begin GIVEN INFORMATION

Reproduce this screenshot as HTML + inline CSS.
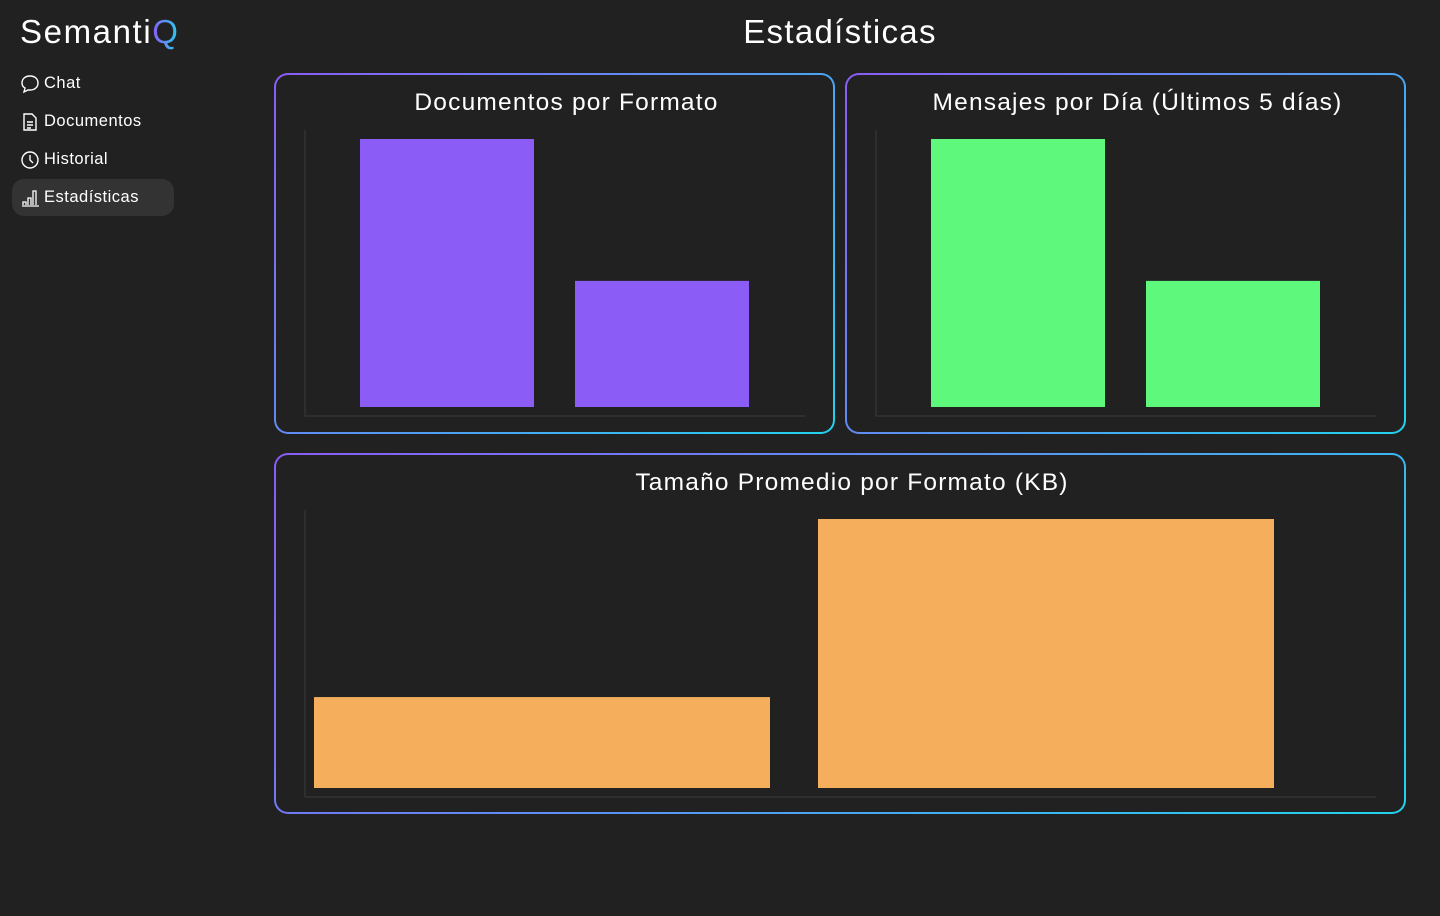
<!DOCTYPE html>
<html><head><meta charset="utf-8"><style>
body{margin:0;width:1440px;height:916px;background:#212121;font-family:"Liberation Sans",sans-serif;color:#fff;overflow:hidden;position:relative}
.logo{position:absolute;left:20px;top:13px;font-size:33px;letter-spacing:1.6px}
.logo span{background:linear-gradient(90deg,#8b5cf6,#22d3ee);-webkit-background-clip:text;color:transparent}
.nav{position:absolute;left:12px;width:162px;height:37px;display:flex;align-items:center;font-size:16.5px;letter-spacing:0.5px;border-radius:12px}
.nav svg{margin-left:8px;margin-right:4px}
.nav.active{background:#333}
h1{position:absolute;left:0;width:1680px;top:13px;margin:0;text-align:center;font-size:33px;font-weight:normal;letter-spacing:1.3px}
.card{position:absolute;border-radius:14px;padding:2px;background:linear-gradient(135deg,#8b5cf6,#22d3ee)}
.card .in{width:100%;height:100%;background:#212121;border-radius:12px}
.ct{position:absolute;text-align:center;font-size:24.5px;letter-spacing:1.2px}
svg.ch{position:absolute;left:0;top:0}
</style></head><body>
<div class="logo">Semanti<span>Q</span></div>
<div class="nav" style="top:65px"><svg width="20" height="20" viewBox="0 0 20 20"><path d="M10 2C5 2 2 5 2 9c0 2 1 4 3 5l-1 4 4-2c1 0 1 0 2 0 5 0 8-3 8-7s-3-7-8-7z" fill="none" stroke="#fff" stroke-width="1.4"/></svg>Chat</div>
<div class="nav" style="top:103px"><svg width="20" height="20" viewBox="0 0 20 20"><path d="M4 2h8l4 4v12H4z M7 10h6M7 13h6M7 16h4" fill="none" stroke="#fff" stroke-width="1.4"/></svg>Documentos</div>
<div class="nav" style="top:141px"><svg width="20" height="20" viewBox="0 0 20 20"><circle cx="10" cy="10" r="8" fill="none" stroke="#fff" stroke-width="1.4"/><path d="M10 5v5l3 3" fill="none" stroke="#fff" stroke-width="1.4"/></svg>Historial</div>
<div class="nav active" style="top:179px"><svg width="20" height="20" viewBox="0 0 20 20"><path d="M2 18h17M3 17v-3h3v3M8 17V10h3v7M13 17V3h3v14" fill="none" stroke="#fff" stroke-width="1.3"/></svg>Estadísticas</div>
<h1>Estadísticas</h1>

<div class="card" style="left:274px;top:73px;width:557px;height:357px"><div class="in"></div></div>
<div class="card" style="left:845px;top:73px;width:557px;height:357px"><div class="in"></div></div>
<div class="card" style="left:274px;top:453px;width:1128px;height:357px"><div class="in"></div></div>
<div class="ct" style="left:288px;width:557px;top:89px">Documentos por Formato</div>
<div class="ct" style="left:859px;width:557px;top:89px">Mensajes por Día (Últimos 5 días)</div>
<div class="ct" style="left:288px;width:1128px;top:469px">Tamaño Promedio por Formato (KB)</div>
<svg class="ch" id="svg" width="1440" height="916"></svg>
<script>
const docCats=["PDF","DOCX"];
const docVals=[17,8];
const msgCats=["Día 1","Día 2"];
const msgVals=[17,8];
const sizeCats=["PDF","DOCX"];
const sizeVals=[120,355];
const NS="http://www.w3.org/2000/svg";
const svg=document.getElementById('svg');
function chart(name,cats,vals,color,x0,x1,yTop,yBase,barStart,step,bw){
  const ax=document.createElementNS(NS,'path');
  ax.setAttribute('d',`M${x0} ${yTop-9}V${yBase+9}H${x1}`);
  ax.setAttribute('stroke','#3a3a3a');ax.setAttribute('fill','none');
  
  
  svg.appendChild(ax);
  const max=Math.max(...vals);
  const y=v=>yBase-(v/max)*(yBase-yTop);
  cats.forEach((c,i)=>{
    const r=document.createElementNS(NS,'rect');
    r.setAttribute('x',barStart+i*step);r.setAttribute('width',bw);
    r.setAttribute('y',y(vals[i]));r.setAttribute('height',yBase-y(vals[i]));
    r.setAttribute('fill',color);
    
    
    svg.appendChild(r);
  });
}
chart('chart1',docCats,docVals,'#8b5cf6',305,805,139,407,360,215,174);
chart('chart2',msgCats,msgVals,'#5ef87c',876,1376,139,407,931,215,174);
chart('chart3',sizeCats,sizeVals,'#f4ae5c',305,1376,519,788,314,504,456);
</script>
</body></html>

end GIVEN INFORMATION

§ DIRECTIVE:
Transcribe the material exactly, and leave out whatever pictures it holds.

§ RESPONSE TO THIS TASK:
Reproduce this screenshot as HTML + inline CSS.
<!DOCTYPE html>
<html><head><meta charset="utf-8"><style>
body{margin:0;width:1440px;height:916px;background:#212121;font-family:"Liberation Sans",sans-serif;color:#fff;overflow:hidden;position:relative}
.logo{position:absolute;left:20px;top:13px;font-size:33px;letter-spacing:1.6px}
.logo span{background:linear-gradient(90deg,#8b5cf6,#22d3ee);-webkit-background-clip:text;color:transparent}
.nav{position:absolute;left:12px;width:162px;height:37px;display:flex;align-items:center;font-size:16.5px;letter-spacing:0.5px;border-radius:12px}
.nav svg{margin-left:8px;margin-right:4px}
.nav.active{background:#333}
h1{position:absolute;left:0;width:1680px;top:13px;margin:0;text-align:center;font-size:33px;font-weight:normal;letter-spacing:1.3px}
.card{position:absolute;border-radius:14px;padding:2px;background:linear-gradient(135deg,#8b5cf6,#22d3ee)}
.card .in{width:100%;height:100%;background:#212121;border-radius:12px}
.ct{position:absolute;text-align:center;font-size:24.5px;letter-spacing:1.2px}
svg.ch{position:absolute;left:0;top:0}
</style></head><body>
<div class="logo">Semanti<span>Q</span></div>
<div class="nav" style="top:65px"><svg width="20" height="20" viewBox="0 0 20 20"><path d="M10 2C5 2 2 5 2 9c0 2 1 4 3 5l-1 4 4-2c1 0 1 0 2 0 5 0 8-3 8-7s-3-7-8-7z" fill="none" stroke="#fff" stroke-width="1.4"/></svg>Chat</div>
<div class="nav" style="top:103px"><svg width="20" height="20" viewBox="0 0 20 20"><path d="M4 2h8l4 4v12H4z M7 10h6M7 13h6M7 16h4" fill="none" stroke="#fff" stroke-width="1.4"/></svg>Documentos</div>
<div class="nav" style="top:141px"><svg width="20" height="20" viewBox="0 0 20 20"><circle cx="10" cy="10" r="8" fill="none" stroke="#fff" stroke-width="1.4"/><path d="M10 5v5l3 3" fill="none" stroke="#fff" stroke-width="1.4"/></svg>Historial</div>
<div class="nav active" style="top:179px"><svg width="20" height="20" viewBox="0 0 20 20"><path d="M2 18h17M3 17v-3h3v3M8 17V10h3v7M13 17V3h3v14" fill="none" stroke="#fff" stroke-width="1.3"/></svg>Estadísticas</div>
<h1>Estadísticas</h1>

<div class="card" style="left:274px;top:73px;width:557px;height:357px"><div class="in"></div></div>
<div class="card" style="left:845px;top:73px;width:557px;height:357px"><div class="in"></div></div>
<div class="card" style="left:274px;top:453px;width:1128px;height:357px"><div class="in"></div></div>
<div class="ct" style="left:288px;width:557px;top:89px">Documentos por Formato</div>
<div class="ct" style="left:859px;width:557px;top:89px">Mensajes por Día (Últimos 5 días)</div>
<div class="ct" style="left:288px;width:1128px;top:469px">Tamaño Promedio por Formato (KB)</div>
<svg class="ch" id="svg" width="1440" height="916"></svg>
<script>
const docCats=["PDF","DOCX"];
const docVals=[17,8];
const msgCats=["Día 1","Día 2"];
const msgVals=[17,8];
const sizeCats=["PDF","DOCX"];
const sizeVals=[120,355];
const NS="http://www.w3.org/2000/svg";
const svg=document.getElementById('svg');
function chart(name,cats,vals,color,x0,x1,yTop,yBase,barStart,step,bw){
  const ax=document.createElementNS(NS,'path');
  ax.setAttribute('d',`M${x0} ${yTop-9}V${yBase+9}H${x1}`);
  ax.setAttribute('stroke','#3a3a3a');ax.setAttribute('fill','none');
  
  
  svg.appendChild(ax);
  const max=Math.max(...vals);
  const y=v=>yBase-(v/max)*(yBase-yTop);
  cats.forEach((c,i)=>{
    const r=document.createElementNS(NS,'rect');
    r.setAttribute('x',barStart+i*step);r.setAttribute('width',bw);
    r.setAttribute('y',y(vals[i]));r.setAttribute('height',yBase-y(vals[i]));
    r.setAttribute('fill',color);
    
    
    svg.appendChild(r);
  });
}
chart('chart1',docCats,docVals,'#8b5cf6',305,805,139,407,360,215,174);
chart('chart2',msgCats,msgVals,'#5ef87c',876,1376,139,407,931,215,174);
chart('chart3',sizeCats,sizeVals,'#f4ae5c',305,1376,519,788,314,504,456);
</script>
</body></html>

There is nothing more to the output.